Admittedly, this election was not without mistakes and glitches at polling places, long lines and not all of several thousand poll workers being equally knowledgeable and well-trained. As with any day or event involving several million people, doing the same thing, during approximately the same time, played out across a large and geographically diverse canvass...there will be delays, human errors and some poor decision making along the way. Imagine the joy of return travel for your own family this Sunday after Thanksgiving. 

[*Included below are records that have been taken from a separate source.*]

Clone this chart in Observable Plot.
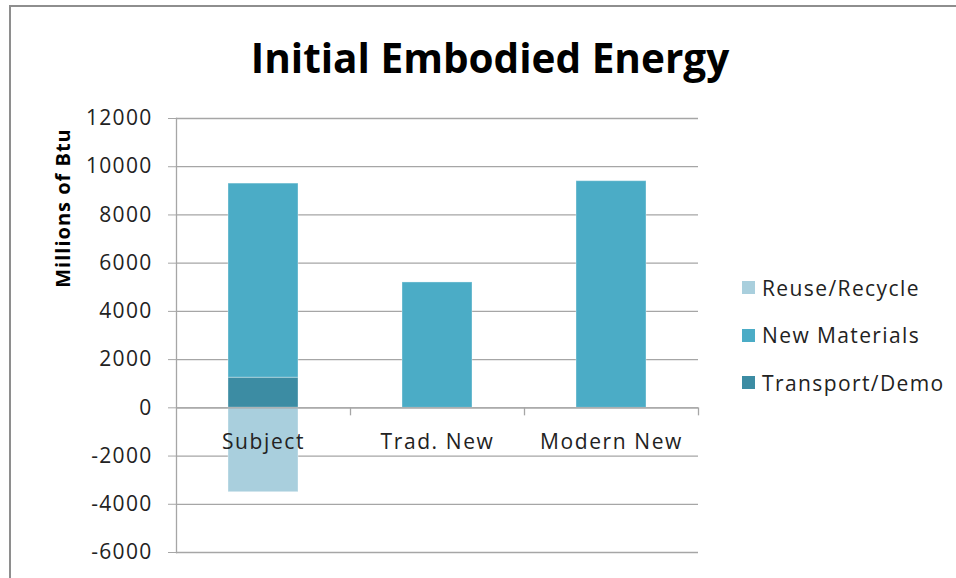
<!DOCTYPE html>
<html>
<head>
<meta charset="utf-8">
<script src="https://cdn.jsdelivr.net/npm/d3@7"></script>
<script src="https://cdn.jsdelivr.net/npm/@observablehq/plot@0.6"></script>
<style>
  html, body { margin: 0; padding: 0; background: #fff; }
  #wrap { position: relative; width: 956px; height: 578px; overflow: hidden; font-family: "Open Sans", sans-serif; }
  #border { position: absolute; left: 9px; top: 5px; width: 1000px; height: 700px; border-left: 2px solid #8e8e8e; border-top: 2px solid #8e8e8e; }
  #title { position: absolute; left: 0; width: 980px; top: 30px; text-align: center; font-weight: bold; font-size: 40.5px; color: #000; letter-spacing: 0px; }
  #ylabel { position: absolute; left: 62px; top: 208px; transform: translate(-50%, -50%) rotate(-90deg); font-weight: bold; font-size: 20px; letter-spacing: 1px; white-space: nowrap; }
  #legend { position: absolute; left: 742px; top: 264px; }
  .item { display: flex; align-items: center; height: 47.5px; font-size: 21px; letter-spacing: 1.4px; color: #222; }
  .sw { width: 13px; height: 13px; margin-right: 7px; }
  svg { position: absolute; left: 0; top: 0; }
  svg g[aria-label="y-axis tick label"] text { letter-spacing: 1.3px; }
  svg g[aria-label="text"] text { letter-spacing: 1.6px; }
</style>
</head>
<body>
<div id="wrap">
  <div id="border"></div>
  <div id="chart"></div>
  <div id="title">Initial Embodied Energy</div>
  <div id="ylabel">Millions of Btu</div>
  <div id="legend"></div>
</div>
<script>
const categories = ["Subject", "Trad. New", "Modern New"];
const series = ["Reuse/Recycle", "New Materials", "Transport/Demo"];
const colors = ["#a9cfdd", "#4bacc6", "#3c8ca3"];
const reuseRecycle = [-3500, 0, 0];
const newMaterials = [8050, 5200, 9400];
const transportDemo = [1250, 0, 0];
const yTicks = [-6000, -4000, -2000, 0, 2000, 4000, 6000, 8000, 10000, 12000];

const values = {"Reuse/Recycle": reuseRecycle, "New Materials": newMaterials, "Transport/Demo": transportDemo};
const stackOrder = ["Transport/Demo", "New Materials", "Reuse/Recycle"];
const table = [];
for (const s of stackOrder) {
  categories.forEach((c, i) => { if (values[s][i] !== 0) table.push({category: c, series: s, value: values[s][i]}); });
}

const W = 956, H = 578, ML = 176, MR = 258, MT = 118, MB = 26;
const step = (W - ML - MR) / categories.length;
const grey = "#a6a6a6";

const chart = Plot.plot({
  width: W, height: H,
  marginLeft: ML, marginRight: MR, marginTop: MT, marginBottom: MB,
  style: {fontFamily: "Open Sans, sans-serif", background: "transparent"},
  x: {domain: categories, paddingInner: 0.6, paddingOuter: 0.3, axis: null},
  y: {domain: [-6000, 12000], axis: null},
  color: {domain: series, range: colors},
  marks: [
    Plot.gridY(yTicks, {stroke: grey, strokeOpacity: 1, strokeWidth: 1.3}),
    Plot.axisY(yTicks, {tickSize: 8, stroke: grey, tickPadding: 16, fontSize: 21, fill: "#222", tickFormat: d => String(d), label: null}),
    Plot.barY(table, Plot.stackY({order: stackOrder}, {x: "category", y: "value", fill: "series", stroke: "#ffffff", strokeOpacity: 0.35, strokeWidth: 1})),
    Plot.ruleY([0], {stroke: grey, strokeWidth: 1.3}),
    Plot.ruleX(categories, {x: d => d, y1: 0, y2: 0, dx: step / 2, insetBottom: -8, stroke: grey, strokeWidth: 1.3}),
    Plot.frame({anchor: "left", stroke: grey, strokeWidth: 1.3}),
    Plot.text(categories, {x: d => d, y: 0, dy: 34, text: d => d, fontSize: 21, fill: "#222"})
  ]
});
document.getElementById("chart").appendChild(chart);

const legend = document.getElementById("legend");
series.forEach((s, i) => {
  const item = document.createElement("div");
  item.className = "item";
  const sw = document.createElement("div");
  sw.className = "sw";
  sw.style.background = colors[i];
  item.appendChild(sw);
  item.appendChild(document.createTextNode(s));
  legend.appendChild(item);
});
</script>
</body>
</html>
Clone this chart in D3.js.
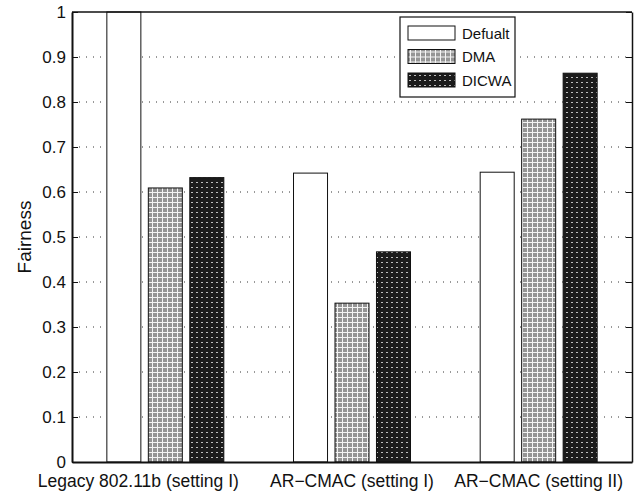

That said, a statewide election has thousands of moving parts, more than 3,300 precincts, 159 voter Registrars and county boards of election as well as one Secretary of State. The office of the latter trains registrars (county and municipal), updates those officials on changes in election law, reviews and investigates any irregularities or accusations of ballot tampering/voter fraud and distributes the sample ballot templates. Local registrars and their boards of election manage precinct map lines, distribution of voting machines, staff and ballot tabulations and maintain voter registration rolls. Most of these registrars are career local government employees, some don't even vote, and though I have met hundreds of them over three decades, very few are decided partisans, even when they work in jurisdictions where the local politics are well known and leaning. 

The most vulnerable part of our voting system are admittedly absentee ballots. The only requirements of identification are on the application form which includes your date of birth and signature. There is no space on the form to indicate race. 

If part of Governor-elect Kemp's campaign strategy and tactics were to in fact suppress the votes of minorities and Democrats during an election which featured record voter registration (more than 1,000,000 new voters and more than 250,000 new registrants since April), record mid-term election turn-out, record votes for the Democratic gubernatorial nominee (more than ANY other Democrat ever running for Governor in Georgia), and minority voter participation surpassing the 2008 and 2012 Presidential elections of Barack Obama,...then he certainly did a really crappy job on that front. 

By 2020, Georgia most likely will have new voting machines and technology in place, providing a paper trail and poll workers freshly re-trained. Georgia was first with statewide electronic voting in 2004, under a Republican Governor and Democratic Secretary of State. 

Georgia has another statewide election in just a few weeks, on Tuesday, December 4th, featuring run-off races for Secretary of State, as well as a seat on the Georgia Public Service Commission. Please demonstrate that interest and turn-out in this last election wasn't a fluke. Do your research, choose and support your candidates, state and local run-offs will be taking place, and go vote.